Monday, October 21, 2013

A Simple Gluten-Free Cornbread

Cornbread is such a versatile food.  You can butter it warm and eat it along with a bit of tea when you don't feel well.  You can fry it and eat it with barbeque pork or sausage.  You can sweeten it up a bit and turn it into a desert, drizzling it with icing or syrup.  You can even use it as a base for strawberry shortcake.  Actually, there isn't anything you can't do with cornbread, now that I think of it!

Look at that nice fluffy wedge of cornbread.  And it tastes as good as it looks!
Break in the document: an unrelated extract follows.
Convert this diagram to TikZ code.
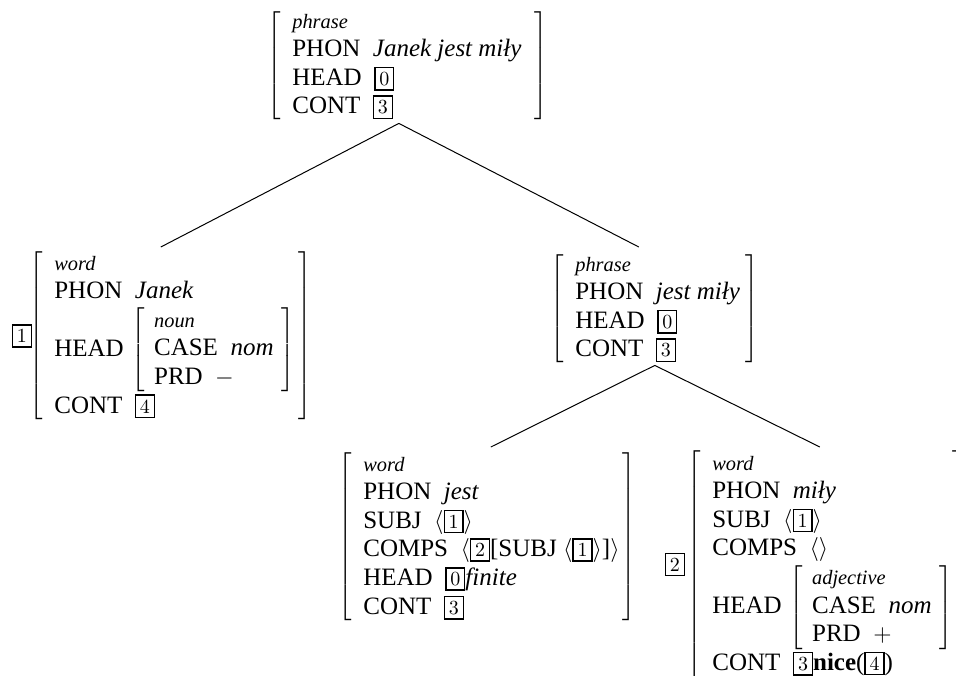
\documentclass[tikz,border=0pt]{standalone}
\usepackage{fontspec}
\setmainfont{Liberation Serif}
\newfontfamily\tagfont{Latin Modern Roman}
\usetikzlibrary{positioning}
\tikzset{
	defaultstyle/.style={
		x=0.5pt, y=-0.5pt,
		line width=0.5pt}}
\newcommand{\tagbox}[1]{{\setlength{\fboxsep}{1.8pt}\setlength{\fboxrule}{0.75pt}%
	\fbox{\tagfont\fontsize{10}{10}\selectfont #1}}}
\newcommand{\ftype}[1]{{\fontsize{10.2}{12}\selectfont\itshape #1}}
\newcommand{\feat}[2]{#1\enspace#2}
\newcommand{\avm}[2]{$\left[\begin{tabular}{@{\hspace{6pt}}p{#1}@{}}#2\end{tabular}\right]$}
\newcommand{\subavm}[1]{$\left[\begin{tabular}{@{\hspace{4.5pt}}l@{\hspace{4pt}}}#1\end{tabular}\right]$}

\begin{document}
\begin{tikzpicture}[defaultstyle,
	avmnode/.style={inner sep=0pt, outer sep=0pt, font=\fontsize{12.5}{14.3}\selectfont},
	tagnode/.style={inner sep=0pt, outer sep=0pt},
	]
	\useasboundingbox (0,0) rectangle (956,675);

	\node[avmnode, anchor=north west] (top) at (267, 8) {\avm{121pt}{\ftype{phrase}\\
		\feat{PHON}{\textit{Janek jest miły}}\\
		\feat{HEAD}{\tagbox{0}}\\
		\feat{CONT}{\tagbox{3}}}};

	\node[avmnode, anchor=north west] (jan) at (29, 250) {\avm{122pt}{\ftype{word}\\
		\feat{PHON}{\textit{Janek}}\\
		\mbox{HEAD\hspace{4pt}\subavm{\ftype{noun}\\
			\feat{CASE}{\textit{nom}}\\
			\feat{PRD}{$-$}}}\\
		\feat{CONT}{\tagbox{4}}}};
	\node[tagnode, left=-1.5pt of jan] (tag1) {\tagbox{1}};

	\node[avmnode, anchor=north west] (vp) at (550, 251) {\avm{85pt}{\ftype{phrase}\\
		\feat{PHON}{\textit{jest miły}}\\
		\feat{HEAD}{\tagbox{0}}\\
		\feat{CONT}{\tagbox{3}}}};

	\node[avmnode, anchor=north west] (jest) at (338, 451) {\avm{129.5pt}{\ftype{word}\\
		\feat{PHON}{\textit{jest}}\\
		\feat{SUBJ}{$\langle$\tagbox{1}$\rangle$}\\
		\feat{COMPS}{$\langle$\tagbox{2}[SUBJ $\langle$\tagbox{1}$\rangle$]$\rangle$}\\
		\feat{HEAD}{\tagbox{0}\textit{finite}}\\
		\feat{CONT}{\tagbox{3}}}};

	\node[avmnode, anchor=north west] (mily) at (687, 450) {\avm{120pt}{\ftype{word}\\
		\feat{PHON}{\textit{miły}}\\
		\feat{SUBJ}{$\langle$\tagbox{1}$\rangle$}\\
		\feat{COMPS}{$\langle\rangle$}\\
		\mbox{HEAD\hspace{4pt}\subavm{\ftype{adjective}\\
			\feat{CASE}{\textit{nom}}\\
			\feat{PRD}{$+$}}}\\
		\feat{CONT}{\tagbox{3}\textbf{nice}(\tagbox{4})}}};
	\node[tagnode, left=1pt of mily] (tag2) {\tagbox{2}};

	% tree
	\draw ([shift={(-8.5,1)}]top.south) -- ([shift={(-9.5,-3)}]jan.north);
	\draw ([shift={(-8.5,1)}]top.south) -- ([shift={(-15.5,-4)}]vp.north);
	\draw ([shift={(0.5,0)}]vp.south) -- ([shift={(4,-4)}]jest.north);
	\draw ([shift={(0.5,0)}]vp.south) -- ([shift={(-6.5,-3)}]mily.north);

\end{tikzpicture}
\end{document}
Everyone loves cornbread, especially children.  Just because you're gluten-free does not mean you shouldn't be able to enjoy it.  Gluten-free cornbread is one of the simplest things to make.  Most people I know cannot tell that it's gluten-free -- and why is that?  Because people are used to cornbread having a bit of a "meal" sort of texture to it, so they're not surprised when they find it to be that way.  In fact, they look forward to it and would be disappointed if it were otherwise.  This is one of those rare gluten-free foods where wheat prejudice does not come into play, so live it up!

In a medium-sized bowl, mix together the gluten-free flour mix, cornmeal, sugar, baking powder, xanthan gum, and salt.  I like to use a wire whisk because then I know the xanthan gum is completely distributed throughout.

In a small bowl, beat the eggs with a fork and then add the oil and beat again.  The eggs act as an emulsifier so that when you add the milk, it will mix in completely and the oil won't float to the top.  After beating your oil and eggs together, add the milk and stir.

Add the liquid ingredients to the dry ingredients and mix well with a spoon.  Remember:  gluten-free flours are always "thirsty," so make sure none of the flour is hiding at the bottom of the bowl or stuck in a big clump to the spoon.  Mix well.  Use a rubber spatula and scoop the mixture into an 8 x 8 " greased pan.  Smooth it out as best as you can.

Bake for 20 minutes at 400 degrees.  Let cool in the pan only for a minute or two, and then flip out onto a rack to cool.  Try to let it cool some before you devour the entire thing!


1.25 cups (163 g) gluten-free flour mix
3/4 cup (105 g) cornmeal
1/4 cup (50 g) sugar
2 tsp baking powder
1/2 tsp xanthan gum
1/2 tsp salt
1 cup + 1 tbs milk
1/4 cup (50 g) oil
1 extra-large egg

Preheat the oven to 400 degrees.  Grease an 8 x 8" or 9 x 9" pan and set aside.  Mix all of the dry ingredients together in a medium-sized bowl.  In a small bowl, beat the egg, add the oil, and beat again.  Stir in the milk.  Add the wet ingredients to the dry ingredients and mix well, making sure there are no clumps of flour at the bottom of the bowl or on the spoon.  Scrape the mixture into the greased pan and smooth the top out.  Bake the 8 x 8" pan for 20 minutes or the 9 x 9" pan for 18 minutes -- until done.  A toothpick inserted will come out clean, and the bread will begin to pull away from the sides of the pan.  Allow to cool in the pan for a minute or two, and then turn out onto a rack to cool completely.

TIPS:
1.  I use my own gluten-free flour blend, called "Mel's Magic Mix," which is a blend of sorghum and rice flours with corn, potato, and tapioca starches.  My ratio is 3:1 (flours to starches), and I think this works well.  But you can use any good gluten-free flour mix.  If your mix already contains xanthan gum, then omit it when mixing up this recipe.
2.  You can use either an 8 x 8" pan or a 9 x 9" pan, but I think the 8 x 8" pan makes for a fluffier bread and a better product.
3.  Obviously, the possibilities are endless here.  You can add a bit more sugar and make a cake-like confection.  Or (what I love to do), you can add 1 tsp of chili powder to the dry ingredients and one cup of shredded cheddar on top of the raw batter in the pan with sliced pickled jalapeños on top of that.  Then bake the same way, maybe adding a few minutes on to the bake time to ensure that the center cooks through.
4.  This freezes exceptionally well.  Slice into squares and wrap individually with plastic wrap.  Then place the wrapped squares in a labeled and dated freezer bag and freeze.  You can place a piece of unwrapped and frozen cornbread into the microwave and cook for about 30 seconds or so and have a piping hot slab of cornbread in no time flat!